A co-founder of Leadership Mississippi, Leadership Gulf Coast, and Coast 21 — a regional coalition of business leaders committed to well-planned economic development, he was selected as one of South Mississippi’s inaugural Top Ten Community Leaders in 2002 and to the Mississippi Business Hall of Fame in 2004. Mississippi Governor Haley Barbour appointed Schloegel as chair of Barbour’s transition team.
Schloegel earned accolades as Gulfport Young Man of the Year (1965); Mississippi’s Man of the Year (1966); U.S. Jaycees Outstanding State President (1969); Pine Burr Scouting Award (1974); Mississippi Gulf Coast Carnival Association King (1988); NAACP Humanitarian Award (1994); Mississippi Gulf Coast Community College Hall of Fame (1984); Hotel-Motel Citizen of Year (1995); Pat Santucci Spirit of the Coast Award (1996); United States Navy Superior Public Service Medal(1996); Coast Citizen of the Year (1997); Gulfport Rotary Club William Harris Hardy Founders Award (1999); Laurel Wreath Citizen of the Year Award (1999); NASA Distinguished Service Award (2001); and the Boys & Girls Club Citizen of Year (2002).
Schloegel, a dedicated family man, was an ardent historian with exceptional knowledge of South Mississippi’s evolution from a campsite on the Old Spanish Trail to a thriving tourism and business destination.
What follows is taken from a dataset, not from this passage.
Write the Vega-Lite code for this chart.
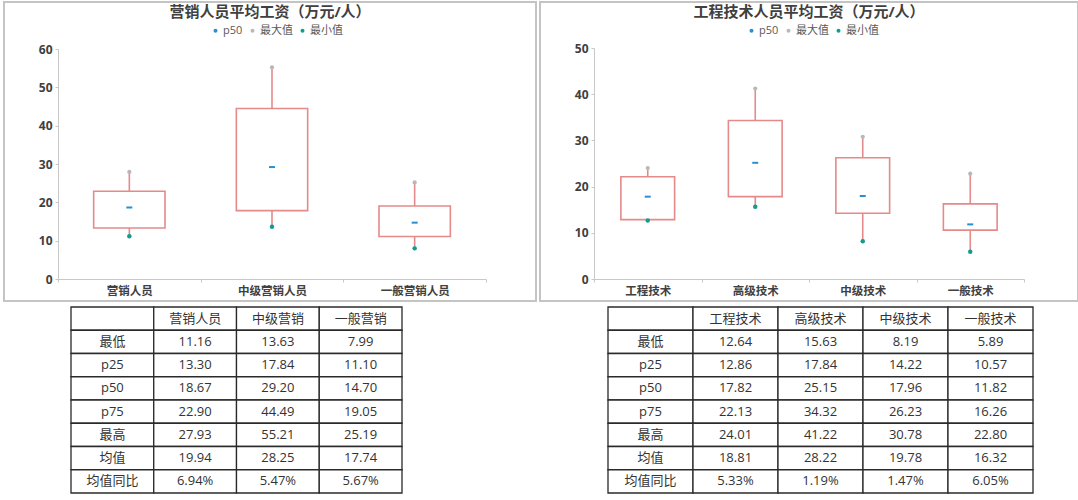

A cofounder of the Friends of the Gulf Islands National Seashore, he helped lead the construction of an exact replica of the Ship Island Lighthouse — a familiar Gulf Coast landmark that burned in 1972 and the inspiration for Hancock Bank’s corporate hallmark — according to original 1886 blueprints.
A horse enthusiast with a passion for raising Paso Finos and Peruvian Pasos, Schloegel was an avid gardener who for many years, with his wife, Peggy, grew the bedding plants that eventually graced the grounds of Hancock’s Gulf South locations.
He had four children, 10 grandchildren, and two great-grandchildren.